>> begin Given data
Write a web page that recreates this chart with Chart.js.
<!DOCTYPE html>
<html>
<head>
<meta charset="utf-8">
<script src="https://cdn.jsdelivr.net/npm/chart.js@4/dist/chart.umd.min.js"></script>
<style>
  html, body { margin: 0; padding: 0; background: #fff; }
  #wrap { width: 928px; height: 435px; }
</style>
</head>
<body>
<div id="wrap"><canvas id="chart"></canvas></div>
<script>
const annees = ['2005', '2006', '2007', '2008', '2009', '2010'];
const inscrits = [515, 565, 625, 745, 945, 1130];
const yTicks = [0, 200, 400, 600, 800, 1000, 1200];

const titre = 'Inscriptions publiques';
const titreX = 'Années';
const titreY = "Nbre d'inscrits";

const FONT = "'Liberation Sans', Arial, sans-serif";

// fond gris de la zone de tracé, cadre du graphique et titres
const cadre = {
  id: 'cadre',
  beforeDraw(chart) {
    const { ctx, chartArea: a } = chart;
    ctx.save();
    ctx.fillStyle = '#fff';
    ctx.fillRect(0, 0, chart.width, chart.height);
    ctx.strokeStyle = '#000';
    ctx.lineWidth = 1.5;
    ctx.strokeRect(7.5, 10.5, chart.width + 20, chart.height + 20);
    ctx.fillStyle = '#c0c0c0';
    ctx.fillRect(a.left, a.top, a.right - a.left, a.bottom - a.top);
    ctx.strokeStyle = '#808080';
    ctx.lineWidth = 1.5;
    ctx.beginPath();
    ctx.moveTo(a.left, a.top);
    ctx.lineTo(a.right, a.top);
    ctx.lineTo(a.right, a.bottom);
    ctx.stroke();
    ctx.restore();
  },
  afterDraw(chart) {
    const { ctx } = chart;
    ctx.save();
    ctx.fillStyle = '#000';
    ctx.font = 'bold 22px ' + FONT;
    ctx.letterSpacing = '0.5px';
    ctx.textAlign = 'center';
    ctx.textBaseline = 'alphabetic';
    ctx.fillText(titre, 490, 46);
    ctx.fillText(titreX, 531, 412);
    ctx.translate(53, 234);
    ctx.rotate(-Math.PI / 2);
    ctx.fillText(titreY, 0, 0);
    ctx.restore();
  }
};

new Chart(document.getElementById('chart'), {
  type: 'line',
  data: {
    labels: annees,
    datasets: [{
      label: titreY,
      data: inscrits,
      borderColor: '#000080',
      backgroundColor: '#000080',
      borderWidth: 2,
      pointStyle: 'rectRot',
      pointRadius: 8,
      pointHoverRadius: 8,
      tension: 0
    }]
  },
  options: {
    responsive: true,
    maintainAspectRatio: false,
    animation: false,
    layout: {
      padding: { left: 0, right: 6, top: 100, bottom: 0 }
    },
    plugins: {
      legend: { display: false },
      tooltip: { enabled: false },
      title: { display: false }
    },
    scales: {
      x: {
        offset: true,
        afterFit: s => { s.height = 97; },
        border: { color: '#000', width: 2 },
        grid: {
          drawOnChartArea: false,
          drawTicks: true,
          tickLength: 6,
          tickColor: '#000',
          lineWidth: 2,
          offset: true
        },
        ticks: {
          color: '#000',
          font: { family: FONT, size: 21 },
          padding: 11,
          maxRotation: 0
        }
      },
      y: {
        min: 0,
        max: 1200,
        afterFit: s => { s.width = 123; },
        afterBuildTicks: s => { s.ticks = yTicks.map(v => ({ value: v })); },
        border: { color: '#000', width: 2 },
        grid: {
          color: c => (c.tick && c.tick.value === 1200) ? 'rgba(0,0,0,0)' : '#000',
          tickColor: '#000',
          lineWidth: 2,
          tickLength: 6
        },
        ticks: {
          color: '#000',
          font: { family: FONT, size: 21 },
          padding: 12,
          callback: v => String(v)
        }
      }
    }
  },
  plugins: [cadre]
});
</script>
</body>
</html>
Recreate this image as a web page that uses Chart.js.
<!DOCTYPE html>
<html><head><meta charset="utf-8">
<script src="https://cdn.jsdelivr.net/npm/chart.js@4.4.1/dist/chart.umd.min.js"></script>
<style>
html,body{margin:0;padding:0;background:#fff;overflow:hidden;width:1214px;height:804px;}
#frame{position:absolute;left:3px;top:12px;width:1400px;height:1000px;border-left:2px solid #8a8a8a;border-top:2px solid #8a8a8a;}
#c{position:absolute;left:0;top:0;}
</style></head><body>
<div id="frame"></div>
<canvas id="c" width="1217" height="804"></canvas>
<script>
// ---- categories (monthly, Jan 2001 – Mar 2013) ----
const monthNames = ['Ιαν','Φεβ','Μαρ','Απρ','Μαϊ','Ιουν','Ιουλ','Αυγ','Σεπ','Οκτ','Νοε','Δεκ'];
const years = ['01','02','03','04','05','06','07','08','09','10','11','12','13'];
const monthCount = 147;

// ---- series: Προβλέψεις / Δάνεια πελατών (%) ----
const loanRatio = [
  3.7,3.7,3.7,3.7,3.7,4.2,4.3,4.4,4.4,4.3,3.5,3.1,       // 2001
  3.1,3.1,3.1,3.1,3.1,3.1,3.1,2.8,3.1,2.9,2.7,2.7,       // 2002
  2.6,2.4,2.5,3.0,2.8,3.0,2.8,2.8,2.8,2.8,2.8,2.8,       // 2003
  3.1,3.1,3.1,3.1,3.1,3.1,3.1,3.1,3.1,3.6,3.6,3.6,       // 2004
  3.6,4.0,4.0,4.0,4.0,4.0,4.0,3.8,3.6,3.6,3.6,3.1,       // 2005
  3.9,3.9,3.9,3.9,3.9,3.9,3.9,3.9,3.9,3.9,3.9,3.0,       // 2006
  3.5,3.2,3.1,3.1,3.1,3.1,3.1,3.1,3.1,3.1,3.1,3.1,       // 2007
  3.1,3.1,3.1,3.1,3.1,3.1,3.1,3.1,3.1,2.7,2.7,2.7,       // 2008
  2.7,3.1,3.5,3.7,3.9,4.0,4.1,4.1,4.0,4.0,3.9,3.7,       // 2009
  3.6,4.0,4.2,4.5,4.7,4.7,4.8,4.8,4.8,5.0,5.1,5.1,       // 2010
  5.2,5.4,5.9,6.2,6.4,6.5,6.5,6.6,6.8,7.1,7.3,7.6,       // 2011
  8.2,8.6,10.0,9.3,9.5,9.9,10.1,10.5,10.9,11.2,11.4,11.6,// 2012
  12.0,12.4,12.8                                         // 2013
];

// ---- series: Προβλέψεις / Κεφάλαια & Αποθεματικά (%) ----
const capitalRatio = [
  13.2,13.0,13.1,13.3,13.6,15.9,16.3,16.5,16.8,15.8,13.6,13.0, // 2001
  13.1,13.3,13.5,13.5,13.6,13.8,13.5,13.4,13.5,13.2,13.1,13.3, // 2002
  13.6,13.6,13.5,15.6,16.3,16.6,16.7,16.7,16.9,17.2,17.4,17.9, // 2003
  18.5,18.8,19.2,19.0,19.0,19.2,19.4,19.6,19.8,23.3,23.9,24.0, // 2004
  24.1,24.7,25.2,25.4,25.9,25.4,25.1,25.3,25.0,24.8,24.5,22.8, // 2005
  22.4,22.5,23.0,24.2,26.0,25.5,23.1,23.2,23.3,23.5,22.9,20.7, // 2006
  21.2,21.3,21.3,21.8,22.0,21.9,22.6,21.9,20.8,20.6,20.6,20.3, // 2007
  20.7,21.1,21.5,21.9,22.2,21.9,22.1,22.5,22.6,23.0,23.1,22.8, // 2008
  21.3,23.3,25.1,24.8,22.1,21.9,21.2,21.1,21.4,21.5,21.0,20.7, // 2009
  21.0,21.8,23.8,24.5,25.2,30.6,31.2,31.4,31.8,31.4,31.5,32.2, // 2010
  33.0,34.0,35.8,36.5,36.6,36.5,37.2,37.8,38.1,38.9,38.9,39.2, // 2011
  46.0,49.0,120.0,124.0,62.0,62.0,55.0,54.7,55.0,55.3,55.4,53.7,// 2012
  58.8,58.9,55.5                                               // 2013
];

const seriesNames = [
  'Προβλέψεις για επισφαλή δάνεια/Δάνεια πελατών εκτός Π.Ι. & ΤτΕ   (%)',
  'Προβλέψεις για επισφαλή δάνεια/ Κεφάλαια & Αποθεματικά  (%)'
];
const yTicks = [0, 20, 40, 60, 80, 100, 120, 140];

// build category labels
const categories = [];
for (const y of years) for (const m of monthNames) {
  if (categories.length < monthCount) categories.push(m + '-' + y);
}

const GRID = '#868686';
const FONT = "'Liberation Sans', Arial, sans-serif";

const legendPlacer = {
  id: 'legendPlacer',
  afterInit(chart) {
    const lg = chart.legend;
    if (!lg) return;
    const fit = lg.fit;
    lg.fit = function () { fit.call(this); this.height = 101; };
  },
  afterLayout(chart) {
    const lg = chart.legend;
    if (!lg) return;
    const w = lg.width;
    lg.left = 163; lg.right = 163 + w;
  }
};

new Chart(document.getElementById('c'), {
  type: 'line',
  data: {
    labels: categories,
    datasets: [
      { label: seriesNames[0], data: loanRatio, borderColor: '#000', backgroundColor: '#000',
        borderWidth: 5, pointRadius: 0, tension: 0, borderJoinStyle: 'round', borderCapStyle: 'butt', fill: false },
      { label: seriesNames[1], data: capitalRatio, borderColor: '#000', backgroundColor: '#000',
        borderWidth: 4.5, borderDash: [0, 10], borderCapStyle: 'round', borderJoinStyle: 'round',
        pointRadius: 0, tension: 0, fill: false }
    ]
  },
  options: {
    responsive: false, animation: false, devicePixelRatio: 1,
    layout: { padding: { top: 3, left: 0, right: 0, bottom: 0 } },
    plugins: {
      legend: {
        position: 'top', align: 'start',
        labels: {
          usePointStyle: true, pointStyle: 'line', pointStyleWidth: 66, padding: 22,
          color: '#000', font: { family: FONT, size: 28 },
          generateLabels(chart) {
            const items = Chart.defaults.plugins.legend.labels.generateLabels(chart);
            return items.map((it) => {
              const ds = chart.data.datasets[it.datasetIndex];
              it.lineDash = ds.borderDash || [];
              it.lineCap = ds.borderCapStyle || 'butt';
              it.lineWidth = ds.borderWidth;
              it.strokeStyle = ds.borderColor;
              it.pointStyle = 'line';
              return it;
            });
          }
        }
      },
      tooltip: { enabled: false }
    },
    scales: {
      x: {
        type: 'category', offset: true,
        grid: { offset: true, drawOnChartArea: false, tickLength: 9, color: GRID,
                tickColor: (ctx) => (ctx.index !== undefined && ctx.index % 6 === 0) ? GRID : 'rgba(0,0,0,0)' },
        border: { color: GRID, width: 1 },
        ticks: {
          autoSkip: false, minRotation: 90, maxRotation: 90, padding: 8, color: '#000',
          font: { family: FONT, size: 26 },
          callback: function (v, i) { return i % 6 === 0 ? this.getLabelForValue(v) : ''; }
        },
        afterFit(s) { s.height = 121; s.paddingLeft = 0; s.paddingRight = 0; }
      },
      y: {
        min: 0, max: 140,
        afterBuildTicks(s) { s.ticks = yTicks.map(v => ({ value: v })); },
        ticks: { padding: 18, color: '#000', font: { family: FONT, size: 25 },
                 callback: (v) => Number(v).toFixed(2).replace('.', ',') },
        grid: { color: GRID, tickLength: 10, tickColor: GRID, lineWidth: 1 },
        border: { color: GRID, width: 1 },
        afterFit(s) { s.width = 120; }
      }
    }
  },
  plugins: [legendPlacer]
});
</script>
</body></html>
>> end Given data
[Written task]
In the material above, find each line that contains the word "this", and select it.

[Correct output]
Write a web page that recreates this chart with Chart.js.
Recreate this image as a web page that uses Chart.js.
    lg.fit = function () { fit.call(this); this.height = 101; };
          callback: function (v, i) { return i % 6 === 0 ? this.getLabelForValue(v) : ''; }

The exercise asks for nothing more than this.